**TASK**
Which lines fall between the line holding "Rebuild this chart" and the line holding "var barColors = ['#BF9000', '#5B9BD5', '#5B9BD5', '#5B9BD5']", inclusive? Retype them exactly, without the pictures, and add nothing else.

**RECORD LIST**
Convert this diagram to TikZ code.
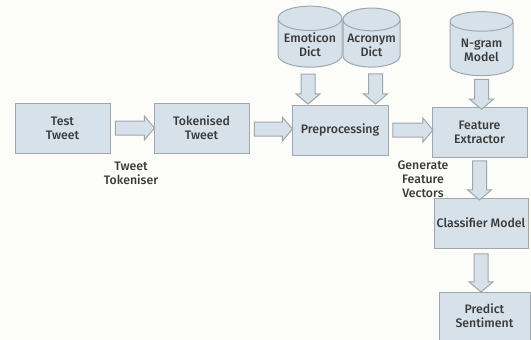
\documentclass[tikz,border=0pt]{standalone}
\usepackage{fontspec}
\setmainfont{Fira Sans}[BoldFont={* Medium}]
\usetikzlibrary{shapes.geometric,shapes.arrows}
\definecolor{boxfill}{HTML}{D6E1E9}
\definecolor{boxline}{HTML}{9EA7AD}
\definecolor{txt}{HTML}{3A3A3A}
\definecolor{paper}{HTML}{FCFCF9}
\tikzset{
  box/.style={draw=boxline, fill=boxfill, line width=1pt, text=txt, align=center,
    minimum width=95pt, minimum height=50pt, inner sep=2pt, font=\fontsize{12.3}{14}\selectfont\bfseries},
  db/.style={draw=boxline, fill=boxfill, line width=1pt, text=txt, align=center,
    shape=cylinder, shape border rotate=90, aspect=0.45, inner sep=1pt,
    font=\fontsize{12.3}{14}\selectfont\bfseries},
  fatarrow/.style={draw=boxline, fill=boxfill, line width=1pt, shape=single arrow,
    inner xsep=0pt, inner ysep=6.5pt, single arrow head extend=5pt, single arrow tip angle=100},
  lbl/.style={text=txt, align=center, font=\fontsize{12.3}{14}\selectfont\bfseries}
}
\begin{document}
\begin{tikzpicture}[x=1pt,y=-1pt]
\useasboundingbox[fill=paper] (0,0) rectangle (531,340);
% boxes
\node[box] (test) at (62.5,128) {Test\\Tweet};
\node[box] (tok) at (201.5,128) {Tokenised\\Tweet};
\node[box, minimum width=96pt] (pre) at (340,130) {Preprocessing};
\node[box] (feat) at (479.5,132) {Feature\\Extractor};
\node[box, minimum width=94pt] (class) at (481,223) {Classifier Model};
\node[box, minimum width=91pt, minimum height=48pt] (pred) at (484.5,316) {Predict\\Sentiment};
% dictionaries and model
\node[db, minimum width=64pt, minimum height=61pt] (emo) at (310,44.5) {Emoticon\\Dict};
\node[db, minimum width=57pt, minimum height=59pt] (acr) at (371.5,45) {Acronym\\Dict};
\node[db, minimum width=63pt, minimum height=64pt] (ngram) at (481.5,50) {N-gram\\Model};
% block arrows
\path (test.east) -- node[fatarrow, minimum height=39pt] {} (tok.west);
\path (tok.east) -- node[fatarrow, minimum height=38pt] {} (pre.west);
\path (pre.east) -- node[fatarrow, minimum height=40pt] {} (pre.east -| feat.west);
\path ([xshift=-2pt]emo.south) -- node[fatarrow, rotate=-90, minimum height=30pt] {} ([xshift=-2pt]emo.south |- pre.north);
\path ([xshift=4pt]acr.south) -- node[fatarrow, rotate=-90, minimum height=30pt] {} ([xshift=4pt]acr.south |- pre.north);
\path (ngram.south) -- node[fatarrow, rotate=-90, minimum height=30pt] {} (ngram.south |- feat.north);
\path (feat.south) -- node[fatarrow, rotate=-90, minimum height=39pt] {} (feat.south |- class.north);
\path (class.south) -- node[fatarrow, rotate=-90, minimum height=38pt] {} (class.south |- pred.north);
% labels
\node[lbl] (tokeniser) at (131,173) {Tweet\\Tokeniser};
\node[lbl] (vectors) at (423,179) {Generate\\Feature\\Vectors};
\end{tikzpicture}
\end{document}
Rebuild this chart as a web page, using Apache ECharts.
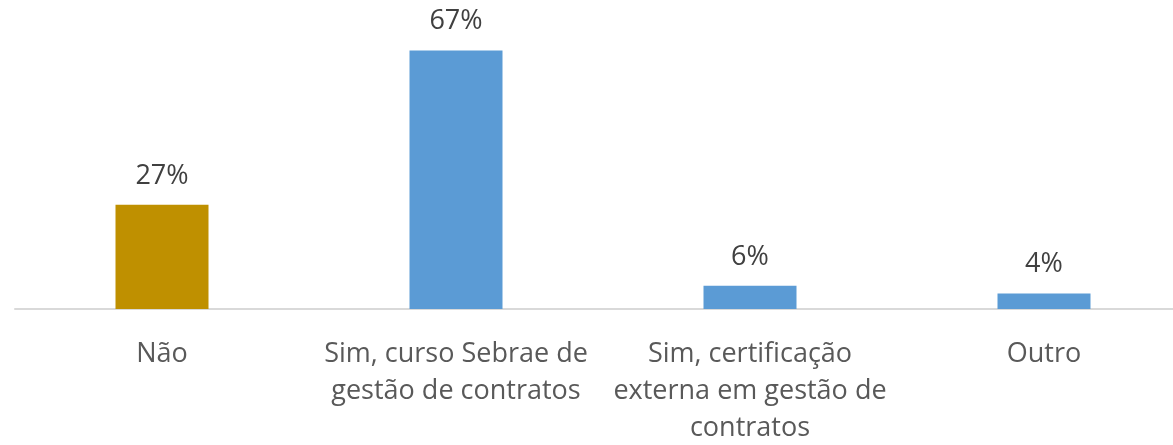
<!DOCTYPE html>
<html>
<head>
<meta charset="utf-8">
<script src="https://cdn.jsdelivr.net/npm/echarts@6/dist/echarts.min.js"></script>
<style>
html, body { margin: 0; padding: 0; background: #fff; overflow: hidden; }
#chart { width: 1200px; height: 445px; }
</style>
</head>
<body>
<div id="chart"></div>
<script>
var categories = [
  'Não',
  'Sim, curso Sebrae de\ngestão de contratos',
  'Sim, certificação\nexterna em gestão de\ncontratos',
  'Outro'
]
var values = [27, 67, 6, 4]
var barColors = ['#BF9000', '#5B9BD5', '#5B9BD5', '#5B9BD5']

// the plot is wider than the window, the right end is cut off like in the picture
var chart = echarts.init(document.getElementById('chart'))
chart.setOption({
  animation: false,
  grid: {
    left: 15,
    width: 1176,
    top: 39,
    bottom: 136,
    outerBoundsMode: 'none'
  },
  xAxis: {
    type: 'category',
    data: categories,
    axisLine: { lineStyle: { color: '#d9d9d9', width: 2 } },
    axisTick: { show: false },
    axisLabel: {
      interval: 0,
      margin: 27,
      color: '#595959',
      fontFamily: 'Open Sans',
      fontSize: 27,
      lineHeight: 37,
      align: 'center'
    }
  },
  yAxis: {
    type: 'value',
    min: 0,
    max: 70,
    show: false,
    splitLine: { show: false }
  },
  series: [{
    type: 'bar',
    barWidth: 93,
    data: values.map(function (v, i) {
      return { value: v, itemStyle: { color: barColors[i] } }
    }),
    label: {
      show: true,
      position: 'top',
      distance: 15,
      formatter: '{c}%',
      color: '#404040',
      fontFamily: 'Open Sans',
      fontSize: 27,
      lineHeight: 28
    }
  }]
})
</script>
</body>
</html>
...
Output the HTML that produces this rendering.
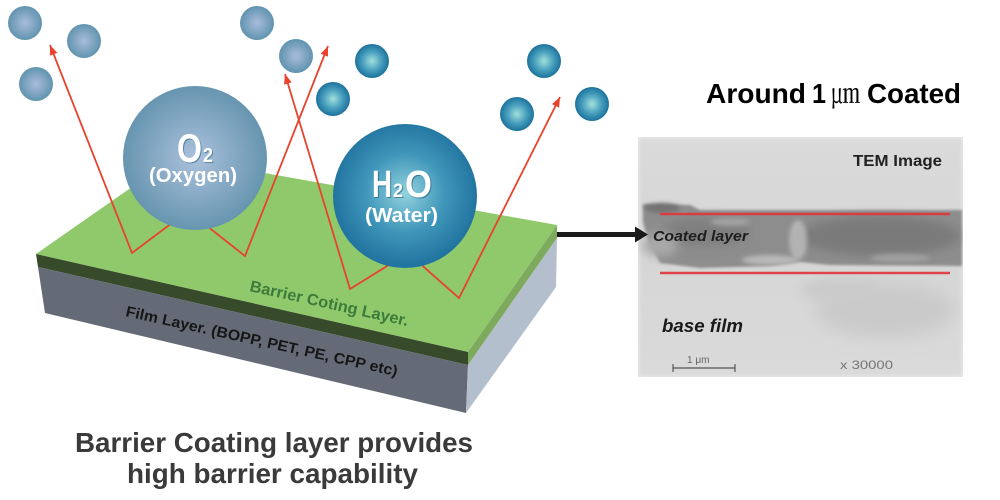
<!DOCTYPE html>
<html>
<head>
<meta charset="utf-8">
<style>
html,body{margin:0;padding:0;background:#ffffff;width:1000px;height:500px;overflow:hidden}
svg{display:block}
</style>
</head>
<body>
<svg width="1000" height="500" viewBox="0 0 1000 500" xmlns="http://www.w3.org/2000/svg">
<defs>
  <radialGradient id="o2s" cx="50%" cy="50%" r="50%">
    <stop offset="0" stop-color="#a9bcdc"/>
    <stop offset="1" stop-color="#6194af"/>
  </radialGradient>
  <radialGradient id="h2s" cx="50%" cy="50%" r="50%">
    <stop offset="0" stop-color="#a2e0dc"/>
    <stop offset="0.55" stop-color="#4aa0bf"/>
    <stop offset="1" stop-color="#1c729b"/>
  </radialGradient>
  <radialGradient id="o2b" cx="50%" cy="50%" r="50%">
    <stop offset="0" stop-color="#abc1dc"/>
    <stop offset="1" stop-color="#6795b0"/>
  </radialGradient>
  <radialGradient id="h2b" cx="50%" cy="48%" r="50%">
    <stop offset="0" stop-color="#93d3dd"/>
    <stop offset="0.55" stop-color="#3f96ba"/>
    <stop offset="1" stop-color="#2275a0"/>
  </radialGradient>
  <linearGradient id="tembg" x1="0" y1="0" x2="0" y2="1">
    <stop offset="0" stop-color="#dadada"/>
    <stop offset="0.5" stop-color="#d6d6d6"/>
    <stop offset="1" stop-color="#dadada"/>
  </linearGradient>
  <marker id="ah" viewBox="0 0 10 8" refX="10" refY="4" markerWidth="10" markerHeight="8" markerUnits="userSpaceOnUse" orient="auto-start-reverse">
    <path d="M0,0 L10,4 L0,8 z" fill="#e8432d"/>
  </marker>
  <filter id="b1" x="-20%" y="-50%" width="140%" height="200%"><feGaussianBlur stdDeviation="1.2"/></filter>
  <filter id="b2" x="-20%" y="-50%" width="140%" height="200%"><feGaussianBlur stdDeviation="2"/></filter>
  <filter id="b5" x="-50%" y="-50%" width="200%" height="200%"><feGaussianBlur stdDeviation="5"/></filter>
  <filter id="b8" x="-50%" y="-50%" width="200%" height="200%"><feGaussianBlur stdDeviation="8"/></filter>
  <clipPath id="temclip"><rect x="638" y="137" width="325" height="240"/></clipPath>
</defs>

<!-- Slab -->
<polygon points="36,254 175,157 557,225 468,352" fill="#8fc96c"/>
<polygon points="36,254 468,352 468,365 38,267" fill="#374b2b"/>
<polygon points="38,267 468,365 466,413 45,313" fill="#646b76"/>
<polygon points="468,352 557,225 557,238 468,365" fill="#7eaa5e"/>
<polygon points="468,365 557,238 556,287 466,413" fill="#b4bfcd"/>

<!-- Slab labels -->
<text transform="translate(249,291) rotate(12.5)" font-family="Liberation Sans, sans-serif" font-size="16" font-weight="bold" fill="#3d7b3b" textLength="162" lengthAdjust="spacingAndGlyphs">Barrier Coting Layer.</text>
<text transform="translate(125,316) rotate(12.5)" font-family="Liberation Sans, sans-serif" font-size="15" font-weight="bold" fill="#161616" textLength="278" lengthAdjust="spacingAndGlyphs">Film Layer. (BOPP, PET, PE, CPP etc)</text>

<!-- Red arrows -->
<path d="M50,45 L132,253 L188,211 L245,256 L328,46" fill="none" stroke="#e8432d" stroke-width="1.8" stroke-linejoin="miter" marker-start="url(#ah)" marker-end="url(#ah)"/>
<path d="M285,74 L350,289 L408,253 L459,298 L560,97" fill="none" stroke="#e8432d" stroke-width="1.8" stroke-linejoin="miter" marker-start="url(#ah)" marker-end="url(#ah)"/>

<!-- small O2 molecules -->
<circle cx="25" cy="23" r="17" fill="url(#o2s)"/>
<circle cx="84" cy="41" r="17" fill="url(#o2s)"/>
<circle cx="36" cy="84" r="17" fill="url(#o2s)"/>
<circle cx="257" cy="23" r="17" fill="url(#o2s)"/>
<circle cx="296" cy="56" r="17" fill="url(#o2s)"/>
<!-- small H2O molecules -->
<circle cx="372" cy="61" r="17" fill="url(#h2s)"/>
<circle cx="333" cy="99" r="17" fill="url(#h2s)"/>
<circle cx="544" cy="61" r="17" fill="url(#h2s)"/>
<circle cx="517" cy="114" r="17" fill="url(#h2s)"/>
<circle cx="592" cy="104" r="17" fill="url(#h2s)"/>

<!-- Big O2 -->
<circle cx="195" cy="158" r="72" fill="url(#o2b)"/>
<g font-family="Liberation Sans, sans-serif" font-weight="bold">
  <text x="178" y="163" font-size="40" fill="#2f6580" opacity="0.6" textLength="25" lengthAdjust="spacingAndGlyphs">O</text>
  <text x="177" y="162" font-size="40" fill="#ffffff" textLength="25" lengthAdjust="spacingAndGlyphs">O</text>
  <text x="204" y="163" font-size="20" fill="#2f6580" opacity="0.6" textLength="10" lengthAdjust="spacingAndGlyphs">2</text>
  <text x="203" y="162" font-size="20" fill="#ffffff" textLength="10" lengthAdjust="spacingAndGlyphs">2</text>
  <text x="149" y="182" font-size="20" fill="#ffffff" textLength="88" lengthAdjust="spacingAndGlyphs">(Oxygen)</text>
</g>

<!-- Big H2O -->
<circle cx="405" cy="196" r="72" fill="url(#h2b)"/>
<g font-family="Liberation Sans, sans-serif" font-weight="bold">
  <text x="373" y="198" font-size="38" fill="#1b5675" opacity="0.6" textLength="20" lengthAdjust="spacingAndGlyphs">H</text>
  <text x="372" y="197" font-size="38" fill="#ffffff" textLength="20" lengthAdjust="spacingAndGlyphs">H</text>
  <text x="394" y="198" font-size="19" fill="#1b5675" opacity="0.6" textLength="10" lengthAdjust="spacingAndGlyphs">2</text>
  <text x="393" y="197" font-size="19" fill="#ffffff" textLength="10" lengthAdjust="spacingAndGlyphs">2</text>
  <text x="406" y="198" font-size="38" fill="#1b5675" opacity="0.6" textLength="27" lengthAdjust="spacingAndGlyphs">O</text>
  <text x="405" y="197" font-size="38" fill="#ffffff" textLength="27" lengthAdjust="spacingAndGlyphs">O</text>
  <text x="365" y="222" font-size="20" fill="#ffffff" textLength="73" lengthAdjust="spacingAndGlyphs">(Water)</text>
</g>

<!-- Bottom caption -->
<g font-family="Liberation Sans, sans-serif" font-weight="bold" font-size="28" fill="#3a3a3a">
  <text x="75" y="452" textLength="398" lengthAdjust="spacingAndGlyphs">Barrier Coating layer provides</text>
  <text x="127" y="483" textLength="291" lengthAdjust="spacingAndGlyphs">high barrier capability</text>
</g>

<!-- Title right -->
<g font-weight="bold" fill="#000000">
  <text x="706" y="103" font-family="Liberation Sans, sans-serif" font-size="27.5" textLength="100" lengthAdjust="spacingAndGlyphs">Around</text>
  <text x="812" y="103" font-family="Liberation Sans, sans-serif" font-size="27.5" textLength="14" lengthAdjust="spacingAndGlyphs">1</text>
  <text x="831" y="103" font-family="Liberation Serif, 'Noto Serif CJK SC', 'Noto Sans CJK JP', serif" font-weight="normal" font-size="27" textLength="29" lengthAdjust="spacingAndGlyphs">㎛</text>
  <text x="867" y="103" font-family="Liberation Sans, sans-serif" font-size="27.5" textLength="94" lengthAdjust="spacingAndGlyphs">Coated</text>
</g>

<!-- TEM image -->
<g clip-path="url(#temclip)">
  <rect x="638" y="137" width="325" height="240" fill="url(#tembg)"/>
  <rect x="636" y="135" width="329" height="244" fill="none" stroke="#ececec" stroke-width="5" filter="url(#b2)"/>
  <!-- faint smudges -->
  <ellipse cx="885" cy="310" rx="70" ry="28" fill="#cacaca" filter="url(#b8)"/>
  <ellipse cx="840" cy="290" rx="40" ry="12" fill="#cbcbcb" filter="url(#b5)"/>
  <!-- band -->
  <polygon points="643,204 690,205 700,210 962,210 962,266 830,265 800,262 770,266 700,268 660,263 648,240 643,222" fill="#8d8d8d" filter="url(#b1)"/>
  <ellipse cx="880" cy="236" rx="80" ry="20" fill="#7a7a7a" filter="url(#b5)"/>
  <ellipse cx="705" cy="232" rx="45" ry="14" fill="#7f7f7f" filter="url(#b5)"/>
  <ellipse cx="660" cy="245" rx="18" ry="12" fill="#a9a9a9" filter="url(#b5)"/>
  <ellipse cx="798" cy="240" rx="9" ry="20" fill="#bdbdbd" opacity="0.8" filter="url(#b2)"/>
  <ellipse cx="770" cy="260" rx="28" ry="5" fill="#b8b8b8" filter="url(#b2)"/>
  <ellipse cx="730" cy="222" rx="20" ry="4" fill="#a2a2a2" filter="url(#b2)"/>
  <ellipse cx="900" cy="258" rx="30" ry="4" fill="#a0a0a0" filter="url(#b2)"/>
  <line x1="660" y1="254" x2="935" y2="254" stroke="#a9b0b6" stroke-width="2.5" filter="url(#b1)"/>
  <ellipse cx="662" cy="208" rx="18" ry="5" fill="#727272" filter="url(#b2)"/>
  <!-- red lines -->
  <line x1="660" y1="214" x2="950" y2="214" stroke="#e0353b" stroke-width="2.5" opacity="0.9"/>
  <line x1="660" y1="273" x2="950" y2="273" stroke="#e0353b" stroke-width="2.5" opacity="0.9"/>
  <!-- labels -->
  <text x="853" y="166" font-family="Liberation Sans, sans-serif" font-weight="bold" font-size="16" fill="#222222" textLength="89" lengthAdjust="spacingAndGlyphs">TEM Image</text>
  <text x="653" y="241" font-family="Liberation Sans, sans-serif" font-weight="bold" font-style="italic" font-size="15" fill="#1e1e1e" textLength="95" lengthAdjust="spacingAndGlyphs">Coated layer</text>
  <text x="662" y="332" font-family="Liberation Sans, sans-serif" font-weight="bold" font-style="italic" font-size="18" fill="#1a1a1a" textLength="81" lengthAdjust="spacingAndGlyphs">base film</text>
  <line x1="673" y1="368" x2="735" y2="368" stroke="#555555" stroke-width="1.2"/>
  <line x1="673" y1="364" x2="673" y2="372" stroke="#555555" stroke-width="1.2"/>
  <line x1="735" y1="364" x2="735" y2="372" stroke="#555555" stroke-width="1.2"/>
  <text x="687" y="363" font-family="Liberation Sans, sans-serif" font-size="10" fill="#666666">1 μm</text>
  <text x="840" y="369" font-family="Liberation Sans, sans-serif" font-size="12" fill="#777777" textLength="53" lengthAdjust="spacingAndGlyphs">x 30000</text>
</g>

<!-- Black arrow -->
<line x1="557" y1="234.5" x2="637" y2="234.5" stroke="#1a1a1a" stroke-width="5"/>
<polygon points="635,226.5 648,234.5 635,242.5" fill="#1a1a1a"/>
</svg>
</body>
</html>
...
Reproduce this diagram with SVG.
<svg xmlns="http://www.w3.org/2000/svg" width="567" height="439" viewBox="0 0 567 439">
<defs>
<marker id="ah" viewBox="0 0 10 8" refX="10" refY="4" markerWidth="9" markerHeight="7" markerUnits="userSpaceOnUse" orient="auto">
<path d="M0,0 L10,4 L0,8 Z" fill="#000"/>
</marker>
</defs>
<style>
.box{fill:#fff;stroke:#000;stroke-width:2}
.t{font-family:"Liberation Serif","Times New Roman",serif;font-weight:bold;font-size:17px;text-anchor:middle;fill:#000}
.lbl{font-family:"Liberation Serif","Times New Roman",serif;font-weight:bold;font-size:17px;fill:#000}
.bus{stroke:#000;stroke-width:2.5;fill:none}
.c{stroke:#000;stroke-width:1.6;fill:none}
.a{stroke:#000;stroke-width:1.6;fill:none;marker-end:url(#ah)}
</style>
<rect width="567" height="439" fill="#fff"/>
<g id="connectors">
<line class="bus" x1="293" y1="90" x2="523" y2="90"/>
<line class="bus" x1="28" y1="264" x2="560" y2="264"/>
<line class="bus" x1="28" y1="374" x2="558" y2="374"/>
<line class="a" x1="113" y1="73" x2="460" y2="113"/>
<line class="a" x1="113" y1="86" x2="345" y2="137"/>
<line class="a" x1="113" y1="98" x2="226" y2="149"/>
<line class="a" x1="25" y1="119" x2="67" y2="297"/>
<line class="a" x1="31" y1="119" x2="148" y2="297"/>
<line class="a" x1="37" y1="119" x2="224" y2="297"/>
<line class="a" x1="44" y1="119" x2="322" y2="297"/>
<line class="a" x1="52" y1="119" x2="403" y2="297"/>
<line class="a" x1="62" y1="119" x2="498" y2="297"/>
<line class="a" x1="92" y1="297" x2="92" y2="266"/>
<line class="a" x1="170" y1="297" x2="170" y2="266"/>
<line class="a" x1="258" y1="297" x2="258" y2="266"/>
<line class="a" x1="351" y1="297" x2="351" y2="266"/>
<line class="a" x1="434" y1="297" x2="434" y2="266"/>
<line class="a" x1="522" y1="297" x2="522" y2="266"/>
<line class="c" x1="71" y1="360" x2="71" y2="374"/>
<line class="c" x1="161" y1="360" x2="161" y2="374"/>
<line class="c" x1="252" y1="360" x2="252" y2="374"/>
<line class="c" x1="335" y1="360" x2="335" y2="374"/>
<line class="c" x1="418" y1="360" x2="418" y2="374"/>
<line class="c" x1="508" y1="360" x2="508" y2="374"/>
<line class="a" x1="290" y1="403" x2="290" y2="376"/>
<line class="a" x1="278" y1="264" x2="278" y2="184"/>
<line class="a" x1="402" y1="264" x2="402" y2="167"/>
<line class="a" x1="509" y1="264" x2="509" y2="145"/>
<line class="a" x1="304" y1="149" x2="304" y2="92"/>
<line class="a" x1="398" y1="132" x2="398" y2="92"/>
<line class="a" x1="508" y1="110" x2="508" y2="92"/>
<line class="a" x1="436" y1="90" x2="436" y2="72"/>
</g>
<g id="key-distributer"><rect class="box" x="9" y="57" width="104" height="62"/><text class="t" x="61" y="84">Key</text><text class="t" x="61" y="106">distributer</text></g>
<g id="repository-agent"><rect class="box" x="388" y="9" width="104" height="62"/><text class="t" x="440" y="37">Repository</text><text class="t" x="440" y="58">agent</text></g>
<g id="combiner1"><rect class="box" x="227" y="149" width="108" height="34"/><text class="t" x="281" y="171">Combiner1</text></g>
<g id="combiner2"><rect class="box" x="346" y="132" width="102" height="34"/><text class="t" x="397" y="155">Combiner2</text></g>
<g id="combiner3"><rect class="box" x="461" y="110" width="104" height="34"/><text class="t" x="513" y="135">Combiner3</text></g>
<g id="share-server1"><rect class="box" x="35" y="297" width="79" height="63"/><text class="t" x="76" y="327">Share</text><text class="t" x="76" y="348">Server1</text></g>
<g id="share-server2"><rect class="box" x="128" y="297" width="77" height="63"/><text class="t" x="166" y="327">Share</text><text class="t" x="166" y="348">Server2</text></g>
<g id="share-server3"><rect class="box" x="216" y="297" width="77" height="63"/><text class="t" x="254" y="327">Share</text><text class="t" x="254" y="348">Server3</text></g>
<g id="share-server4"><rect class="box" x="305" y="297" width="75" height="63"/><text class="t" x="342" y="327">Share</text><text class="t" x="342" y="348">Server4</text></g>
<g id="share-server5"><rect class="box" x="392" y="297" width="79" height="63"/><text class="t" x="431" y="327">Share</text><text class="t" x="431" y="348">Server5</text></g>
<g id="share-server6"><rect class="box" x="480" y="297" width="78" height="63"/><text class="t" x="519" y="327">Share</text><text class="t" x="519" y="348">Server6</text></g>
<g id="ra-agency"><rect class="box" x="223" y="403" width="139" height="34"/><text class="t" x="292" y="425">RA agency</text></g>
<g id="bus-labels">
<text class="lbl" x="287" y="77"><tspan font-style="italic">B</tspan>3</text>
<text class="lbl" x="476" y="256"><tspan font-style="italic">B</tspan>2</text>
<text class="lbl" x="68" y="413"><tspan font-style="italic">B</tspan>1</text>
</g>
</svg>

**FULL SOLUTION**
Rebuild this chart as a web page, using Apache ECharts.
<!DOCTYPE html>
<html>
<head>
<meta charset="utf-8">
<script src="https://cdn.jsdelivr.net/npm/echarts@6/dist/echarts.min.js"></script>
<style>
html, body { margin: 0; padding: 0; background: #fff; overflow: hidden; }
#chart { width: 1200px; height: 445px; }
</style>
</head>
<body>
<div id="chart"></div>
<script>
var categories = [
  'Não',
  'Sim, curso Sebrae de\ngestão de contratos',
  'Sim, certificação\nexterna em gestão de\ncontratos',
  'Outro'
]
var values = [27, 67, 6, 4]
var barColors = ['#BF9000', '#5B9BD5', '#5B9BD5', '#5B9BD5']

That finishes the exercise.